EXERCISE INSTRUCTIONS: Copy the material that follows word for word and omit its pictures.

────────────────

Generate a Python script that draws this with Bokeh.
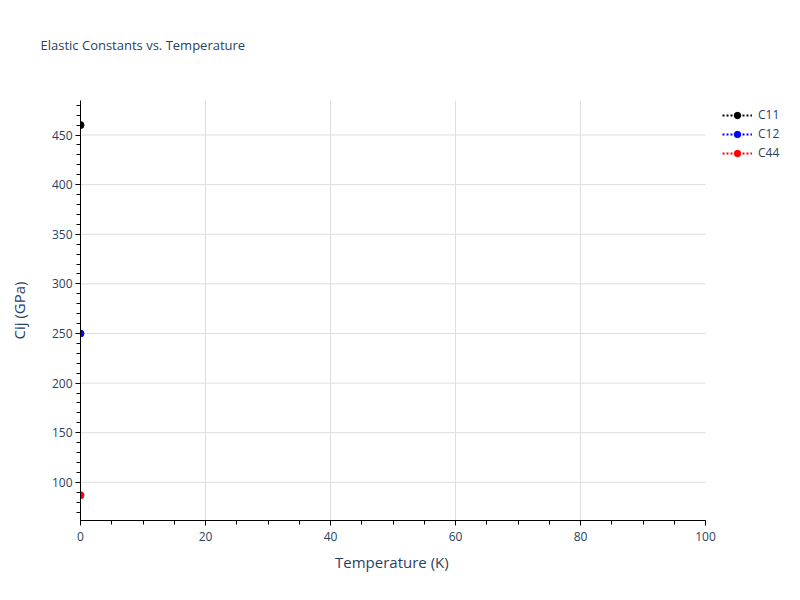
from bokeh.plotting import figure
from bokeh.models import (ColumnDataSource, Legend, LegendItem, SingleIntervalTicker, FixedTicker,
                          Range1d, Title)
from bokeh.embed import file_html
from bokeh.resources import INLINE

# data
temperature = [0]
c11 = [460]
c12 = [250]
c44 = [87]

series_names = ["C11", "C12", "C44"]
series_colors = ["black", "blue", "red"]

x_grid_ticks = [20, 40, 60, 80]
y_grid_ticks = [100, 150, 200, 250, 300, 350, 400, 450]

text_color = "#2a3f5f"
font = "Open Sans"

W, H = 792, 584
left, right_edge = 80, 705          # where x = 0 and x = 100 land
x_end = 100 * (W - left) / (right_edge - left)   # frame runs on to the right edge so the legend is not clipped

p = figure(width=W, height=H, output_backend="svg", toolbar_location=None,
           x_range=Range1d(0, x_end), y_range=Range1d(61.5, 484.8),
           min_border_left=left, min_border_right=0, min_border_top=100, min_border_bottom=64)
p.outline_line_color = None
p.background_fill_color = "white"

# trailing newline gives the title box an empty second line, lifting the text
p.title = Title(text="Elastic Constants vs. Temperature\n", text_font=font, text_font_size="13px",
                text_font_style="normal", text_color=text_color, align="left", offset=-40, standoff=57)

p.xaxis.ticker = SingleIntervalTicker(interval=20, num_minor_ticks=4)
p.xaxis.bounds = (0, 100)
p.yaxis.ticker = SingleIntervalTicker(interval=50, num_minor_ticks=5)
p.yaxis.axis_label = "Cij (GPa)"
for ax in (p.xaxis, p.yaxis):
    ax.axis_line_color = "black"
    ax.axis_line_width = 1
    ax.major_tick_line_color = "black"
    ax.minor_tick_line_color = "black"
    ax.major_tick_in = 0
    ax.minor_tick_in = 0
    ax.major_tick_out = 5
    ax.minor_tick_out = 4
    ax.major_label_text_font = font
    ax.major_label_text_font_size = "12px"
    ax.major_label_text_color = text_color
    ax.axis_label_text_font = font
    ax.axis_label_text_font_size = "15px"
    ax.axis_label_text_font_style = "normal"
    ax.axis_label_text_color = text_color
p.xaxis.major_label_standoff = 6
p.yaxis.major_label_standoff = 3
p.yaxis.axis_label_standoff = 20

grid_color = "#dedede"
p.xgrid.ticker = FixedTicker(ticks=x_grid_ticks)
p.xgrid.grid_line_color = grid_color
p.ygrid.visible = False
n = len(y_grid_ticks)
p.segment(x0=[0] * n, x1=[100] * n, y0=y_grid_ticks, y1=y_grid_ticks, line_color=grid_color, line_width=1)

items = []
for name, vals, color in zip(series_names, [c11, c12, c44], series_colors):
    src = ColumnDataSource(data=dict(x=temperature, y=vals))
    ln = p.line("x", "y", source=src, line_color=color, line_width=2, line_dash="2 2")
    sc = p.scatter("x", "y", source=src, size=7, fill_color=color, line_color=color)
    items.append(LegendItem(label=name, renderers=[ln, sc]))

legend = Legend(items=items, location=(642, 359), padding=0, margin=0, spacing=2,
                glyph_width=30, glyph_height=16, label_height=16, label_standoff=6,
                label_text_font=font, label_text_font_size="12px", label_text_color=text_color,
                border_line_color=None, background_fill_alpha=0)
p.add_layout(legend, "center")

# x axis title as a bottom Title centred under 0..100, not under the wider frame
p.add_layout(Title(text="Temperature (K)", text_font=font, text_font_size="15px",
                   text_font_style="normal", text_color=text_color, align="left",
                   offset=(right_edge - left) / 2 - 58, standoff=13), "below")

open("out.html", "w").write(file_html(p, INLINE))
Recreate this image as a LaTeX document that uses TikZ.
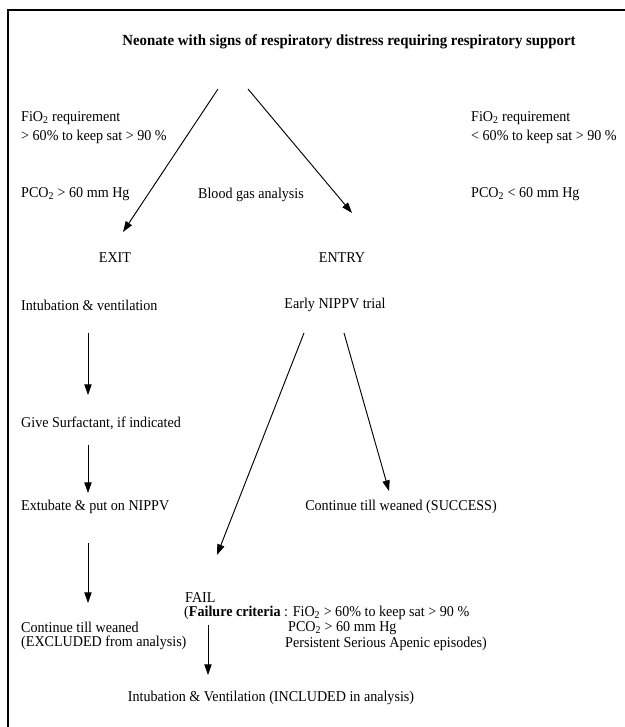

────────────────

FULL SOLUTION:
Generate a Python script that draws this with Bokeh.
from bokeh.plotting import figure
from bokeh.models import (ColumnDataSource, Legend, LegendItem, SingleIntervalTicker, FixedTicker,
                          Range1d, Title)
from bokeh.embed import file_html
from bokeh.resources import INLINE

# data
temperature = [0]
c11 = [460]
c12 = [250]
c44 = [87]

series_names = ["C11", "C12", "C44"]
series_colors = ["black", "blue", "red"]

x_grid_ticks = [20, 40, 60, 80]
y_grid_ticks = [100, 150, 200, 250, 300, 350, 400, 450]

text_color = "#2a3f5f"
font = "Open Sans"

W, H = 792, 584
left, right_edge = 80, 705          # where x = 0 and x = 100 land
x_end = 100 * (W - left) / (right_edge - left)   # frame runs on to the right edge so the legend is not clipped

p = figure(width=W, height=H, output_backend="svg", toolbar_location=None,
           x_range=Range1d(0, x_end), y_range=Range1d(61.5, 484.8),
           min_border_left=left, min_border_right=0, min_border_top=100, min_border_bottom=64)
p.outline_line_color = None
p.background_fill_color = "white"

# trailing newline gives the title box an empty second line, lifting the text
p.title = Title(text="Elastic Constants vs. Temperature\n", text_font=font, text_font_size="13px",
                text_font_style="normal", text_color=text_color, align="left", offset=-40, standoff=57)

p.xaxis.ticker = SingleIntervalTicker(interval=20, num_minor_ticks=4)
p.xaxis.bounds = (0, 100)
p.yaxis.ticker = SingleIntervalTicker(interval=50, num_minor_ticks=5)
p.yaxis.axis_label = "Cij (GPa)"
for ax in (p.xaxis, p.yaxis):
    ax.axis_line_color = "black"
    ax.axis_line_width = 1
    ax.major_tick_line_color = "black"
    ax.minor_tick_line_color = "black"
    ax.major_tick_in = 0
    ax.minor_tick_in = 0
    ax.major_tick_out = 5
    ax.minor_tick_out = 4
    ax.major_label_text_font = font
    ax.major_label_text_font_size = "12px"
    ax.major_label_text_color = text_color
    ax.axis_label_text_font = font
    ax.axis_label_text_font_size = "15px"
    ax.axis_label_text_font_style = "normal"
    ax.axis_label_text_color = text_color
p.xaxis.major_label_standoff = 6
p.yaxis.major_label_standoff = 3
p.yaxis.axis_label_standoff = 20

grid_color = "#dedede"
p.xgrid.ticker = FixedTicker(ticks=x_grid_ticks)
p.xgrid.grid_line_color = grid_color
p.ygrid.visible = False
n = len(y_grid_ticks)
p.segment(x0=[0] * n, x1=[100] * n, y0=y_grid_ticks, y1=y_grid_ticks, line_color=grid_color, line_width=1)

items = []
for name, vals, color in zip(series_names, [c11, c12, c44], series_colors):
    src = ColumnDataSource(data=dict(x=temperature, y=vals))
    ln = p.line("x", "y", source=src, line_color=color, line_width=2, line_dash="2 2")
    sc = p.scatter("x", "y", source=src, size=7, fill_color=color, line_color=color)
    items.append(LegendItem(label=name, renderers=[ln, sc]))

legend = Legend(items=items, location=(642, 359), padding=0, margin=0, spacing=2,
                glyph_width=30, glyph_height=16, label_height=16, label_standoff=6,
                label_text_font=font, label_text_font_size="12px", label_text_color=text_color,
                border_line_color=None, background_fill_alpha=0)
p.add_layout(legend, "center")

# x axis title as a bottom Title centred under 0..100, not under the wider frame
p.add_layout(Title(text="Temperature (K)", text_font=font, text_font_size="15px",
                   text_font_style="normal", text_color=text_color, align="left",
                   offset=(right_edge - left) / 2 - 58, standoff=13), "below")

open("out.html", "w").write(file_html(p, INLINE))
Recreate this image as a LaTeX document that uses TikZ.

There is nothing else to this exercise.